Online and Offline Forums for Cultural Production

Physical, face-to-face gatherings have long functioned as important sites for the production of literary and other forms of culture. With the advent of new technologies, their online equivalents have taken on a similar role. Building on our previous workshop on ‘Salons, Circles and Majalis’,  this event invites participants to think about the different  ways in which online and offline forums function as locations of literary and intellectual culture. What are the forms of traffic between the two practices? In what ways do they affect cultural production differently? Is there a relationship between the forum as such and the cultural production? The event will consist of two short presentations, one on an online and one on an offline forum, followed by a general discussion in which participants are welcome to bring examples from their own work and experience to the table. The discussant was Chihab El Khachab (Oxford).  


‘Printing Out a Virtual Network: Female Poets in Urdu Literary Culture’  
Richard Williams (Oxford)

Over the late nineteenth and early twentieth centuries, three male Urdu literature enthusiasts compiled biographical dictionaries cum poetry anthologies of female poets. They selected historical and living women, from long-dead Mughal princesses to courtesans and dancing girls. Perhaps most striking was the inclusion of “respectable”, married women—some named, some anonymous—who were also held in high esteem for their literary craft. In this paper, I discuss (a) the social and moral position of women writers; (b) how writing by secluded women passed out from behind the curtain to the larger literary marketplace; (c) forms of orality and performance; (d) connected spaces of literary sociability, and how the tazkira mapped on paper actual/in-real-life and imagined/virtual encounters with female writers.

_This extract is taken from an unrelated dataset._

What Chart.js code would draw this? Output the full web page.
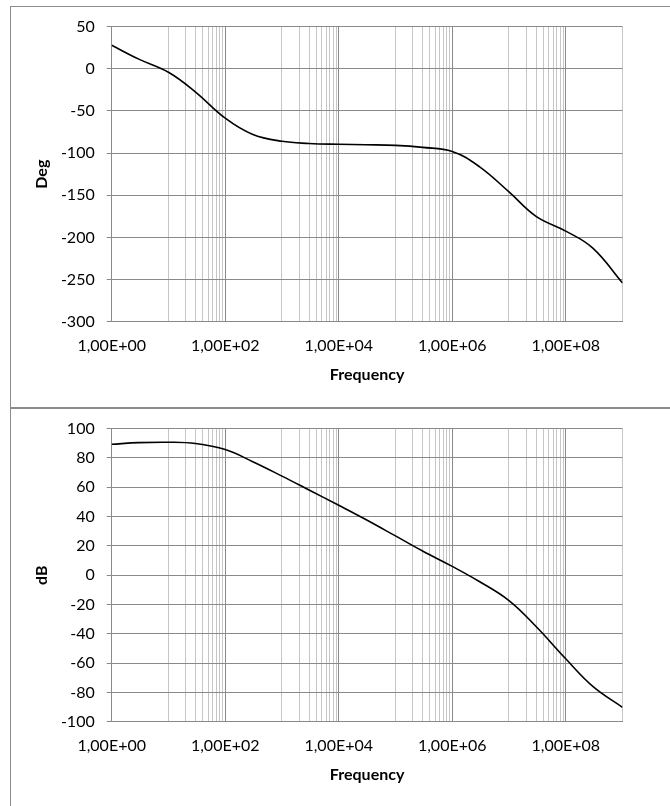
<!DOCTYPE html>
<html><head><meta charset="utf-8">
<script src="https://cdn.jsdelivr.net/npm/chart.js@4.4.0/dist/chart.umd.min.js"></script>
<style>
html,body{margin:0;padding:0;background:#fff;width:670px;height:806px;overflow:hidden;position:relative;}
.box{position:absolute;border:1px solid #8c8c8c;box-sizing:border-box;}
canvas{position:absolute;left:0;}
</style></head><body>
<div class="box" style="left:10px;top:6px;width:700px;height:402px"></div>
<div class="box" style="left:10px;top:408px;width:700px;height:500px"></div>
<canvas id="c1" width="670" height="407" style="top:0"></canvas>
<canvas id="c2" width="670" height="399" style="top:407px"></canvas>
<script>
// ---- data ----
const frequency = [1,3,10,30,100,300,1e3,3e3,1e4,3e4,1e5,3e5,1e6,3e6,1e7,3e7,1e8,3e8,1e9];
const phaseDeg  = [28,11.5,-4,-27.5,-58.5,-77.5,-86,-88.5,-89.5,-90,-90.8,-93.2,-98,-116,-146,-175,-192.5,-212.7,-254];
const gainDb    = [89.3,90.4,90.7,89.8,85.7,77.6,67.6,58.1,47.7,38,26.8,16.5,6,-4.3,-17.3,-35,-57,-75.8,-90.1];
const xTickLabels = ['1,00E+00','1,00E+02','1,00E+04','1,00E+06','1,00E+08'];
const phaseTicks = {min:-300, max:50, step:50};
const gainTicks  = {min:-100, max:100, step:20};
const titles = {x:'Frequency', phase:'Deg', gain:'dB'};

const FONT = 'Lato';
const MAJOR = '#8a8a8a', MINOR = '#c6c6c6';

function isMajor(v){const e=Math.log10(v);return Math.abs(e-Math.round(e))<1e-6 && Math.round(e)%2===0;}

function xTicksValues(){
  const vals=[];
  for(let k=0;k<=8;k+=2){
    vals.push(Math.pow(10,k));
    if(k+1<=9){
      const b=Math.pow(10,k+1);
      vals.push(b);
      if(k+1<9){for(let m=2;m<=9;m++) vals.push(m*b);}
    }
  }
  return vals;
}

function makeChart(id, values, yt, ytitle, area, canvasH, titleBottomPad){
  const xh = canvasH - area.bottom;
  return new Chart(document.getElementById(id), {
    type:'line',
    data:{labels:frequency, datasets:[{data:frequency.map((f,i)=>({x:f,y:values[i]})), borderColor:'#000', borderWidth:1.6, pointRadius:0, fill:false, tension:0.4}]},
    options:{
      responsive:false, animation:false,
      layout:{padding:{top:area.top, right:670-area.right, bottom:0, left:0}},
      plugins:{legend:{display:false}, tooltip:{enabled:false}},
      scales:{
        x:{type:'logarithmic', min:1, max:1e9,
          afterBuildTicks:(s)=>{s.ticks=xTicksValues().map(v=>({value:v}));},
          afterFit:(s)=>{s.height=xh;},
          ticks:{autoSkip:false, maxRotation:0, minRotation:0, padding:14.5, color:'#000', font:{family:FONT,size:16},
            callback:(v)=>{ if(!isMajor(v)) return ''; const e=Math.round(Math.log10(v)); return xTickLabels[e/2]; }},
          grid:{drawTicks:false, color:(c)=>(c.tick && isMajor(c.tick.value))?MAJOR:MINOR, lineWidth:1},
          border:{display:true,color:MAJOR},
          title:{display:true, text:titles.x, color:'#000', font:{family:FONT,size:16,weight:'bold'}, padding:{top:0,bottom:titleBottomPad}}
        },
        y:{min:yt.min, max:yt.max,
          afterFit:(s)=>{s.width=area.left;},
          ticks:{stepSize:yt.step, padding:12, color:'#000', font:{family:FONT,size:16}},
          grid:{color:MAJOR, tickLength:5, lineWidth:1},
          border:{display:true,color:MAJOR},
          title:{display:true, text:ytitle, color:'#000', font:{family:FONT,size:16,weight:'bold'}, padding:{top:32,bottom:0}}
        }
      }
    }
  });
}

makeChart('c1', phaseDeg, phaseTicks, titles.phase, {left:111.7, right:622.5, top:26.7, bottom:321.7}, 407, 22.4);
makeChart('c2', gainDb, gainTicks, titles.gain, {left:111.7, right:622.5, top:20.3, bottom:314.8}, 399, 21.4);
</script>
</body></html>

‘Digital Poetics: An Ethnography of Virtual Poetic Sociality among Contemporary Afghan Poets’
Zuzanna Olszewska (Oxford)

This paper is based on ongoing ethnographic research, most recently taking the form of digital ethnography, with diasporic Afghan poets working in the Persian language. It traces the effects of new digital technologies on the poetic networks and forms of sociality and poetic circulation in which these poets engage. My focus, initially on a localised group of Afghan refugee poets in Iran, grew as many of them remigrated to third countries or returned to Afghanistan, and I now engage with Afghan poets worldwide. In the Afghan refugee cultural organisation in Iran that I worked with in the mid-2000s, face-to-face encounters (weekly criticism sessions and larger scale congresses and festivals) as well as print publications were the primary forms of poetic circulation and sociality. Thanks to numerous factors including access to public education in Iran, female poets were participating in them in equal numbers to men. At the time, many of them were starting blogs; now, Facebook use has become ubiquitous, and poets in many countries exchange their own and others’ poetry via mobile apps such as Line. I examine the effects of these new technologies on the scale of poetic networks and query the possibilities they offer for experimentation with poetic form and content, but also for evading censorship of sensitive topics such as sexuality and women’s public expression.